The Fund said it will, in collaboration with other stakeholders, carry out a verification exercise of the North East region of Nigeria to access the situation on ground.
This is coming jus as the National Human Rights Commission (NHRC) also expressed concern on the human rights and humanitarian condition of women and children especially in the North East following the instability in the region.
To this end, the commission said it was committed to lead the UNICEF and other stakeholders in the campaign against child rights violations in Nigeria, particularly in the North East where insecurity has greatly affected the vulnerable group.
According to a statement by Chief Press Officer in the NHCR, Fatimah Agwai Mohammed, “the Executive Secretary of the Commission Prof.
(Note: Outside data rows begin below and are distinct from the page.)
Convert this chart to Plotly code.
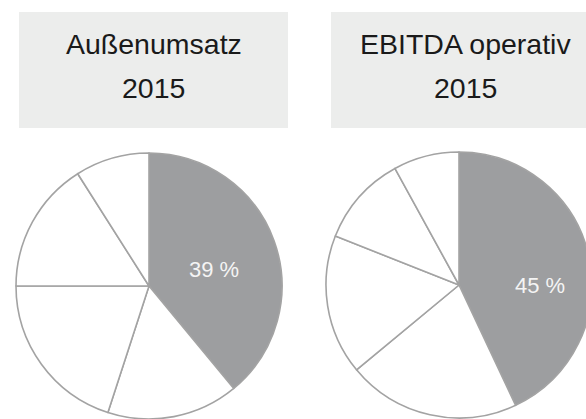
import plotly.graph_objects as go

# Data
segments = ["Segment 1", "Segment 2", "Segment 3", "Segment 4", "Segment 5"]
umsatz_shares = [39, 16, 20, 16, 9]
ebitda_shares = [43, 21, 17, 11, 8]
highlight_labels = ["39 %", "45 %"]
titles = [["Außenumsatz", "2015"], ["EBITDA operativ", "2015"]]

W, H = 600, 425
def px(x):
    return x / W
def py(y):
    return 1 - y / H

gray = "#9d9ea0"
fills = [gray, "white", "white", "white", "white"]
edge = dict(color="#a3a3a3", width=1.6)
font = "Liberation Sans, Arial"

fig = go.Figure()
pie_domains = [
    dict(x=[px(16), px(282)], y=[py(419), py(153)]),
    dict(x=[px(326), px(592)], y=[py(418), py(152)]),
]
for shares, dom in zip([umsatz_shares, ebitda_shares], pie_domains):
    fig.add_trace(go.Pie(
        labels=segments, values=shares, textinfo="none",
        sort=False, direction="clockwise", rotation=0,
        marker=dict(colors=fills, line=edge),
        domain=dom, hoverinfo="label+percent", showlegend=False,
    ))

boxes = [(19, 288), (331, 600)]
label_pos = [(213.5, 269.5), (540, 285)]
shapes = []
annotations = []
for (x0, x1), lines in zip(boxes, titles):
    shapes.append(dict(type="rect", xref="paper", yref="paper",
                       x0=px(x0), x1=px(x1), y0=py(128), y1=py(12),
                       fillcolor="#ecedec", line=dict(width=0), layer="below"))
    for i, line in enumerate(lines):
        annotations.append(dict(text=line, xref="paper", yref="paper",
                                x=px((x0 + x1) / 2), y=py(44 + 44 * i),
                                xanchor="center", yanchor="middle", showarrow=False,
                                font=dict(family=font, size=28.5, color="#1a1a1a")))
for (lx, ly), lab in zip(label_pos, highlight_labels):
    annotations.append(dict(text=lab, xref="paper", yref="paper",
                            x=px(lx), y=py(ly), xanchor="center", yanchor="middle",
                            showarrow=False,
                            font=dict(family=font, size=22, color="#f4f4f4")))

fig.update_layout(width=W, height=H, margin=dict(l=0, r=0, t=0, b=0),
                  paper_bgcolor="white", plot_bgcolor="white",
                  shapes=shapes, annotations=annotations)

fig.write_html("out.html", config={"displayModeBar": False},
               post_script="document.body.style.margin='0';document.body.style.overflow='hidden';")
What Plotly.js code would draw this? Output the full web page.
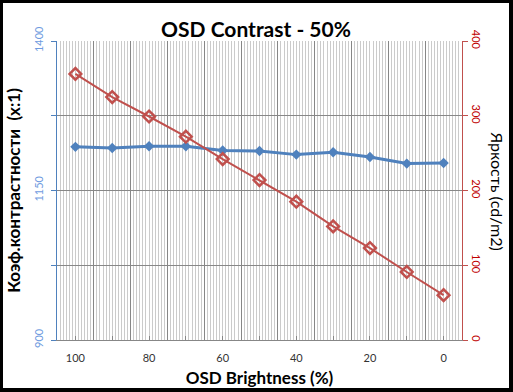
<!DOCTYPE html>
<html>
<head>
<meta charset="utf-8">
<script src="https://cdn.plot.ly/plotly-3.0.1.min.js"></script>
<style>
html,body{margin:0;padding:0;background:#000;width:513px;height:392px;overflow:hidden;}
#chart{position:absolute;left:3px;top:3px;width:506px;height:385px;background:#fff;}
</style>
</head>
<body>
<div id="chart"></div>
<script>
// Data
const brightness = [100, 90, 80, 70, 60, 50, 40, 30, 20, 10, 0];
const contrast = [1223, 1221, 1224, 1224, 1217, 1216, 1210, 1214, 1206, 1195, 1196];
const luminance = [356, 325, 299, 272, 242, 214, 185, 152, 123, 91, 60];
const xTickLabels = ['100', '', '80', '', '60', '', '40', '', '20', '', '0'];
const leftTicks = [900, 1025, 1150, 1275, 1400];
const leftTickText = ['900', '', '1150', '', '1400'];
const rightTicks = [0, 100, 200, 300, 400];
const boundaries = [105, 95, 85, 75, 65, 55, 45, 35, 25, 15, 5, -5];

const FONT = 'Lato, "Open Sans", sans-serif';
const GRID = '#878787';

const traces = [
  {
    x: [], y: [], xaxis: 'x2', yaxis: 'y', mode: 'lines', showlegend: false, hoverinfo: 'skip'
  },
  {
    x: brightness, y: contrast, xaxis: 'x', yaxis: 'y', type: 'scatter', mode: 'lines+markers',
    name: 'Contrast', line: {color: '#4f81bd', width: 3},
    marker: {symbol: 'diamond', size: 8, color: '#4f81bd'}
  },
  {
    x: brightness, y: luminance, xaxis: 'x', yaxis: 'y2', type: 'scatter', mode: 'lines+markers',
    name: 'Luminance', line: {color: '#c0504d', width: 2},
    marker: {symbol: 'diamond-open', size: 9, color: '#c0504d', line: {width: 2.5, color: '#c0504d'}}
  }
];

const layout = {
  width: 506, height: 385,
  margin: {l: 54, r: 47, t: 38, b: 48},
  paper_bgcolor: '#fff', plot_bgcolor: '#fff',
  showlegend: false,
  title: {
    text: '<b>OSD Contrast - 50%</b>',
    font: {family: FONT, size: 21, color: '#000'},
    x: 0.5, xref: 'container', xanchor: 'center',
    y: 0.93, yref: 'container', yanchor: 'middle'
  },
  xaxis: {
    range: [105, -5],
    tickvals: brightness, ticktext: xTickLabels,
    ticks: 'inside', ticklen: 4, tickcolor: GRID,
    ticklabelstandoff: 8,
    showgrid: false, zeroline: false,
    showline: true, linecolor: GRID, linewidth: 1,
    tickfont: {family: FONT, size: 11, color: '#333'},
    minor: {tick0: 5, dtick: 10 / 12, showgrid: true, gridcolor: '#cbcbcb', gridwidth: 1, ticks: ''},
    title: {text: '<b>OSD Brightness (%)</b>', font: {family: FONT, size: 17, color: '#000'}, standoff: 9}
  },
  xaxis2: {
    overlaying: 'x', range: [105, -5], side: 'bottom',
    tickvals: boundaries, showticklabels: false, ticks: '',
    showgrid: true, gridcolor: GRID, gridwidth: 1, zeroline: false, showline: false
  },
  yaxis: {
    range: [900, 1400],
    tickvals: leftTicks, ticktext: leftTickText, tickangle: -90,
    ticks: 'outside', ticklen: 5, tickcolor: '#4f81bd',
    ticklabelstandoff: 4,
    showgrid: true, gridcolor: GRID, gridwidth: 1, zeroline: false,
    showline: true, linecolor: '#4f81bd', linewidth: 1,
    tickfont: {family: FONT, size: 11, color: '#6f9be0'},
    title: {text: '<b>Коэф.контрастности  (x:1)</b>', font: {family: FONT, size: 17, color: '#000'}, standoff: 8}
  },
  yaxis2: {
    overlaying: 'y', side: 'right', range: [0, 400],
    tickvals: rightTicks, tickangle: 90,
    ticks: 'outside', ticklen: 5, tickcolor: '#c0504d',
    showgrid: false, zeroline: false,
    showline: true, linecolor: '#c0504d', linewidth: 1,
    tickfont: {family: FONT, size: 11, color: '#c00000'}
  },
  annotations: [
    {
      text: 'Яркость (cd/m2)', textangle: 90,
      xref: 'paper', yref: 'paper', x: 1, xshift: 35, y: 0.5,
      xanchor: 'center', yanchor: 'middle', showarrow: false,
      font: {family: FONT, size: 16, color: '#000'}
    }
  ]
};

Plotly.newPlot('chart', traces, layout, {displayModeBar: false, staticPlot: true});
</script>
</body>
</html>
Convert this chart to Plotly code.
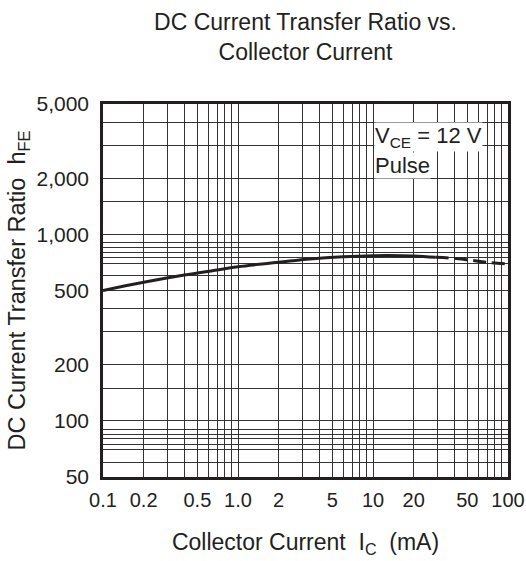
import plotly.graph_objects as go

# Data
ic_solid = [0.1, 0.2, 0.4, 0.7, 1.0, 2, 3.4, 6, 10, 20, 29]
hfe_solid = [500, 553, 605, 644, 671, 708, 738, 759, 769, 766, 753]
ic_dash = [29, 37, 51, 71, 100]
hfe_dash = [753, 747, 729, 708, 694]

x_tickvals = [0.1, 0.2, 0.5, 1, 2, 5, 10, 20, 50, 100]
x_ticktext = ["0.1", "0.2", "0.5", "1.0", "2", "5", "10", "20", "50", "100"]
y_tickvals = [50, 100, 200, 500, 1000, 2000, 5000]
y_ticktext = ["50", "100", "200", "500", "1,000", "2,000", "5,000"]

x_minor = [m * d for d in (0.1, 1, 10) for m in range(1, 10)] + [100]
y_minor = [60, 70, 75, 80, 85, 90, 100, 150, 200, 300, 400, 500, 600,
           700, 750, 800, 850, 900, 1000, 1500, 2000, 3000, 4000, 5000]

FONT = "Liberation Sans, Arial, sans-serif"
INK = "#231f20"

fig = go.Figure()
fig.add_trace(go.Scatter(x=ic_solid, y=hfe_solid, mode="lines",
                         line=dict(color=INK, width=3, shape="spline"),
                         showlegend=False))
fig.add_trace(go.Scatter(x=ic_dash, y=hfe_dash, mode="lines",
                         line=dict(color=INK, width=3, dash="13px,6px", shape="spline"),
                         showlegend=False))

fig.update_xaxes(type="log", range=[-1, 2], tickvals=x_tickvals, ticktext=x_ticktext,
                 showgrid=False, zeroline=False, automargin=False,
                 minor=dict(tickvals=x_minor, showgrid=True, gridcolor="#333333", gridwidth=1, ticks=""),
                 showline=True, linecolor=INK, linewidth=2.5, mirror=True,
                 ticks="", ticklabelstandoff=3,
                 tickfont=dict(family=FONT, size=20, color=INK),
                 title=dict(text="Collector Current  I<sub>C</sub>  (mA)",
                            font=dict(family=FONT, size=23, color=INK), standoff=25))
fig.update_yaxes(type="log", range=[1.69897, 3.69897], tickvals=y_tickvals, ticktext=y_ticktext,
                 showgrid=False, zeroline=False, automargin=False,
                 minor=dict(tickvals=y_minor, showgrid=True, gridcolor="#333333", gridwidth=1, ticks=""),
                 showline=True, linecolor=INK, linewidth=2.5, mirror=True,
                 ticks="", ticklabelstandoff=7,
                 tickfont=dict(family=FONT, size=21, color=INK),
                 title=dict(text="DC Current Transfer Ratio  h<sub>FE</sub>",
                            font=dict(family=FONT, size=23.5, color=INK), standoff=5))

fig.add_annotation(xref="x domain", yref="y domain", x=0.669, y=0.8794, yshift=-3,
                   xanchor="left", yanchor="bottom", showarrow=False,
                   text="V<sub>CE</sub> = 12 V", bgcolor="white", borderpad=0,
                   font=dict(family=FONT, size=22, color=INK), align="left")
fig.add_annotation(xref="x domain", yref="y domain", x=0.669, y=0.8794, yshift=-3,
                   xanchor="left", yanchor="top", showarrow=False,
                   text="Pulse", bgcolor="white", borderpad=0,
                   font=dict(family=FONT, size=22, color=INK), align="left")

fig.update_layout(
    width=526, height=561,
    margin=dict(l=103, r=18, t=104, b=84),
    paper_bgcolor="white", plot_bgcolor="white",
    title=dict(text="DC Current Transfer Ratio vs.<br>Collector Current",
               font=dict(family=FONT, size=23, color=INK),
               x=0.5, xanchor="center", xref="paper",
               yref="container", y=0.947, yanchor="top"),
)

fig.write_html("out.html")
Ben Angwe, gave the assurance when he received a delegation from the UNICEF led by its Country Representative, Jane Gough, who paid him a courtesy visit in Abuja”.
Earlier, Gough had expressed worries over the difficult challenges being faced by children in the North Eastern part of the country, saying most of them are afraid to go to school for fear of being killed or bombed by members of the Boko Haram sect.
Also on Monday, an angry Senate Committee on Environment and Ecology queried the Federal Ministry of Environment for paying N21 million to a contractor who claimed that his firm was currently executing a construction project in the troubled Bama community of Borno State.
The committee has, therefore, directed senior officials of the ministry to institute a probe into the issue and forward their findings to it before their 2014 budget could be approved.
Permanent Secretary of the ministry, Taiye Haruna, had listed the Bama road construction, which also include drainage work and erosion control, as one of the 20 other constituency/intervention projects at different stages of execution and on which N1.4 billion had been paid.
He stated this when he stood in for the Minister, Lawrencia Labaran-Mallam, when the Senate committee led by the Chairman, Bukola Saraki, visited the ministry headquarters in Abuja on oversight functions.
Haruna had drawn the anger of members of the committee when he claimed that his ministry had effectively implemented all the 20 constituency/intervention projects under its supervision and reeled out the details.
Senator Boluwaji Kunlere, a member of the committee, immediately drew the attention of the Perm Sec to the fact that there was no way any contractor could execute any project in Bama between July 2013 and now when the area had been fully occupied by the Boko Haram insurgents.
Kunlere, also a member of the Senate Committee on Security and Intelligence, believes that the claims of the contractors were fraudulent because it was difficult for even his team led by heavily armed military personnel, to gain access to the area when they went there on oversight functions within the same period.
The Perm Sec, however, referred the issue to a director in charge of the project who justified the N21 million paid to the contractors when he said convincing evidences, including documents and pictures, were presented to him.
He told the committee that the N1.4 billion appropriated to the ministry for constituency projects had been fully disbursed to the various contractors that handled them.